コンフォーマル冷却を効果的に導入するためには、単に冷却チャンネルを設けるだけでなく、設計段階からの綿密な計画とツールの活用が不可欠です。
ここでは、実際に使用される代表的な設計手法や支援ツールについて紹介します。
- 製品の3Dモデル化(CAD)
- 温度・流体解析(CAE)
- 等距離チャンネルの設計
- 金属3DプリンタやMIMによる造形
また、コンフォーマル冷却の設計に適したCADソフトも存在します。たとえば以下のようなツールが代表的です。
- Autodesk Fusion 360
クラウドベースで設計・シミュレーション・CAMを統合。スカルプト機能を用いて複雑な冷却チャンネルも設計可能です。 - Siemens NX(Conformal Cooling Extension)
専用モジュールを利用することで、金型内の等距離冷却チャンネルを自動で生成できます。MoldflowやSimcenterとの連携も強力です。 - PTC Creo + Mold Design Extension(MDX)
冷却チャンネルの設計と流体シミュレーションを一体化して行えます。多段構造や複雑形状にも対応可能。 - Autodesk Moldflow Insight / Adviser
冷却性能のシミュレーションに特化。
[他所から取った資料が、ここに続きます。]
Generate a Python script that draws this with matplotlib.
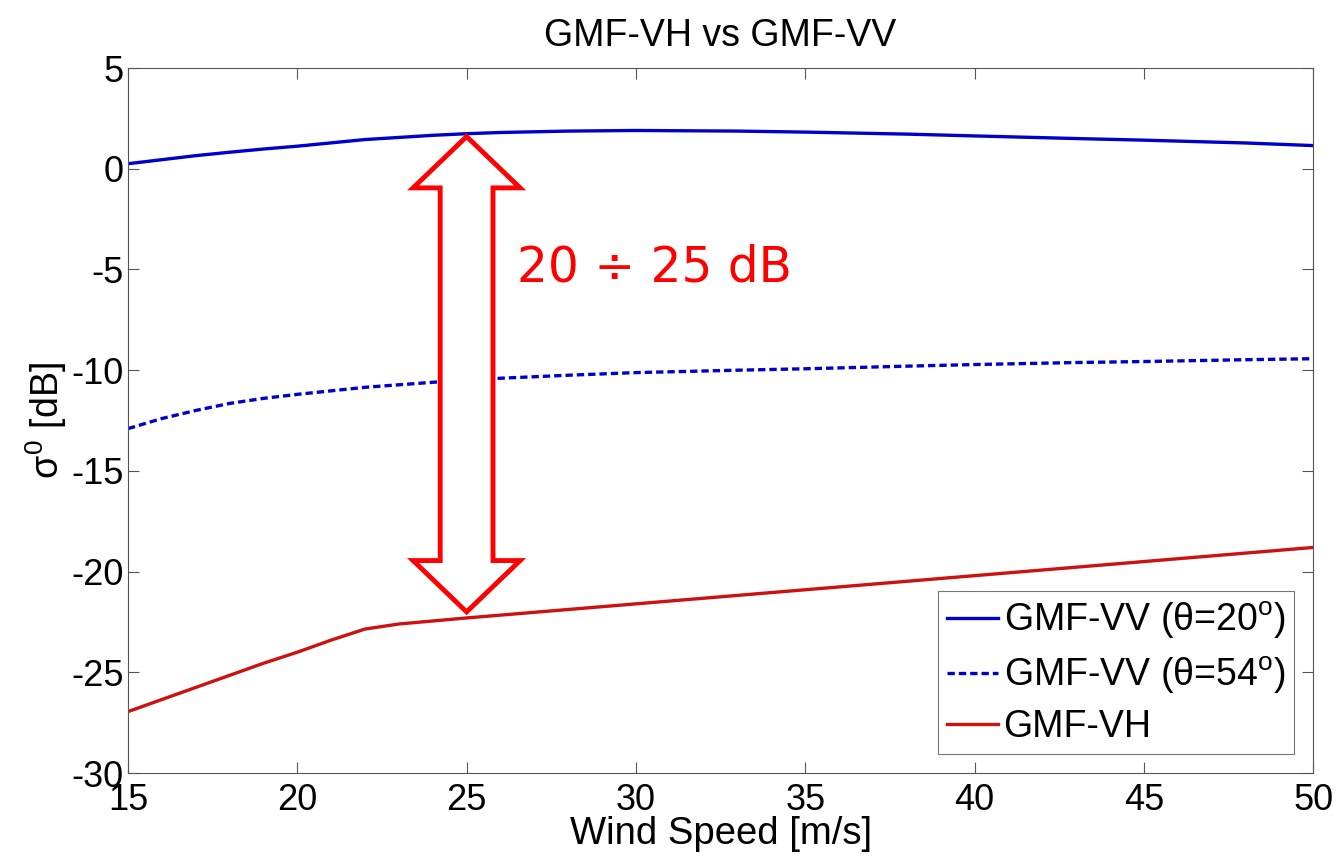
import numpy as np
import matplotlib
matplotlib.use("Agg")
from matplotlib import pyplot as plt
from matplotlib.patches import Polygon

plt.rcParams['font.family'] = ['Liberation Sans', 'DejaVu Sans']
plt.rcParams['axes.unicode_minus'] = False
plt.rcParams['mathtext.fontset'] = 'custom'
plt.rcParams['mathtext.rm'] = 'Liberation Sans'
plt.rcParams['mathtext.it'] = 'Liberation Sans'
plt.rcParams['mathtext.bf'] = 'Liberation Sans:bold'

# Données
vent = [15, 16, 17, 18, 19, 20, 22, 24, 25, 26, 28, 30, 33, 35, 38, 40, 43, 45, 48, 50]
vv20 = [0.25, 0.45, 0.65, 0.82, 0.98, 1.12, 1.45, 1.66, 1.74, 1.80, 1.87, 1.90, 1.87, 1.82, 1.72, 1.63, 1.50, 1.42, 1.28, 1.15]
vv54 = [-12.9, -12.4, -12.0, -11.65, -11.4, -11.2, -10.85, -10.6, -10.5, -10.4, -10.25, -10.12, -10.0, -9.93, -9.8, -9.72, -9.62, -9.57, -9.48, -9.43]
vent_vh = [15, 16, 17, 18, 19, 20, 21, 22, 23, 24, 25, 30, 35, 40, 45, 50]
vh = [-26.95, -26.35, -25.75, -25.15, -24.55, -24.0, -23.4, -22.85, -22.6, -22.45, -22.3, -21.6, -20.9, -20.2, -19.5, -18.8]

# Flèche double (centre, haut, bas) en données
fleche_x, fleche_haut, fleche_bas = 25, 1.6, -22.0
demi_tete, demi_corps, long_tete = 1.58, 0.78, 2.55


def fleche_double(xc, y1, y0, hw, sw, hl):
    return [(xc, y1), (xc + hw, y1 - hl), (xc + sw, y1 - hl), (xc + sw, y0 + hl),
            (xc + hw, y0 + hl), (xc, y0), (xc - hw, y0 + hl), (xc - sw, y0 + hl),
            (xc - sw, y1 - hl), (xc - hw, y1 - hl)]


fig = plt.figure(figsize=(13.4, 8.58), dpi=100)
ax = fig.add_axes([0.0955, 0.099, 0.8845, 0.8217])

ax.plot(vent, vv20, color="#0000cc", linewidth=2.4, label="GMF-VV (θ=20$^{\\rm o}$)")
ax.plot(vent, vv54, color="#0000cc", linewidth=2.4, linestyle=(0, (2.2, 1.2)), label="GMF-VV (θ=54$^{\\rm o}$)")
ax.plot(vent_vh, vh, color="#cc1111", linewidth=2.4, label="GMF-VH")

pts = fleche_double(fleche_x, fleche_haut, fleche_bas, demi_tete, demi_corps, long_tete)
ax.add_patch(Polygon(pts, closed=True, facecolor="white", edgecolor="#ff0000", linewidth=3.5, zorder=3))
ax.text(26.5, -4.9, "20 ÷ 25 dB", color="#ff0000", fontsize=35, family="DejaVu Sans", va="center", ha="left")

ax.set_xlim(15, 50)
ax.set_ylim(-30, 5)
ax.set_xticks(range(15, 51, 5))
ax.set_yticks(range(-30, 6, 5))
ax.tick_params(direction="in", length=8, labelsize=26, top=True, right=True, width=0.8, color="#555555")
ax.tick_params(axis="x", pad=7)
ax.tick_params(axis="y", pad=3)
for s in ax.spines.values():
    s.set_color("#555555")
ax.set_xlabel("Wind Speed [m/s]", fontsize=27.5, labelpad=-1)
ax.set_ylabel(r"$\sigma^{\rm 0}$ [dB]", fontsize=27, labelpad=2)
ax.set_title("GMF-VH vs GMF-VV", fontsize=27, pad=16)

leg = ax.legend(loc="lower right", fontsize=27, fancybox=False, handlelength=1.35, handletextpad=0.15,
                borderaxespad=0.5, labelspacing=0.35, borderpad=0.25)
leg.get_frame().set_edgecolor("#555555")
leg.get_frame().set_linewidth(0.8)

plt.savefig("out.png", dpi=100)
コンフォーマル冷却設計と結果の可視化が可能で、冷却効果や変形リスクを数値で把握できます。 - SOLIDWORKS(with Mold Tools / Flow Simulation)
SOLIDWORKSのモールドツールやFlow Simulationを活用すれば、金型設計における冷却チャンネル設計および熱解析が可能です。複雑な流路もCAD上で自由に設計でき、外部ソフトと連携することなく一貫した設計環境が構築できます。
これらのツールを活用することで、設計の効率化と品質向上の両立が期待できます。
特にCAEと連携したツールを使えば、最適な冷却設計を科学的根拠に基づいて実現することが可能です。
コンフォーマル冷却のデメリット・課題
コンフォーマル冷却は非常に魅力的な技術ですが、導入にあたっては注意すべき点も多く存在します。
特に製造コストや設計の複雑さ、メンテナンス性など、従来の金型と比べた際の明確な課題がいくつかあります。
ここでは、代表的なデメリットとその背景について詳しく見ていきます。
製造コストの増加
金属3Dプリンタによる製造が前提となるため、金型の初期コストが高額になります。小ロットや試作には不向きで、量産向けの金型に限定されることが多いです。
材料強度と耐久性の問題
SLMで製造された金型部品は、従来の鍛造材と比べて微細な気孔(ポロシティ)が残ることがあります。これにより、疲労特性やクラック耐性に影響を与える可能性があります。ただし、適切な熱処理(例:18Ni300鋼で560℃×8時間)を施すことで、HRC48以上の強度を得られるという研究もあります。
設計・解析の負荷
冷却チャンネルの設計には高度なCAE解析と最適化が必要です。設計担当者には、熱流体解析や応力解析の知識が求められ、設計期間も通常より長くなる傾向があります。
流体制御とメンテナンス性
複雑な流路形状は水流抵抗や流量の不均一を引き起こす可能性があります。さらに、冷却チャンネルが詰まった場合の再加工や清掃は困難です。
適用判断のポイント
コンフォーマル冷却は万能ではありません。コストや設計工数を考慮すれば、すべての金型に向いているとは限らないからです。
ここでは、どんな製品や生産条件において導入する価値が高いのかを、簡単に整理してみましょう。
条件 | コンフォーマル冷却の適性 |
---|---|
製品が厚肉・反りやすい | ◎ 非常に効果的 |
年間生産数が多い(10万個〜) | ◎ コスト回収可能 |
高精度が求められる(自動車・医療) | ◎ 品質重視なら導入価値あり |
少量生産・頻繁な設計変更 | △ 投資対効果が見込めないことも |
まとめ
コンフォーマル冷却は、冷却効率と品質の両方を高められる、まさに次世代の金型冷却技術です。
製品の形に合わせてチャンネルを設計することで、成形サイクルを短くし、不良も減らせて、寸法の安定性まで向上する――そんな嬉しいメリットがそろっています。
ただし、導入にはそれなりのハードルもあります。
3DプリンタやCAEの設備、そしてそれを使いこなす知識やスキルが必要です。「なんとなく良さそう」で入れるには少し重たい技術かもしれません。
だからこそ、どの製品にどれだけの効果があるのか、しっかりと見極めてから導入を検討することが大切です。
今後、材料技術や製造手法の進化が進めば、もっと多くの現場で当たり前のように使われる日も近いかもしれませんね。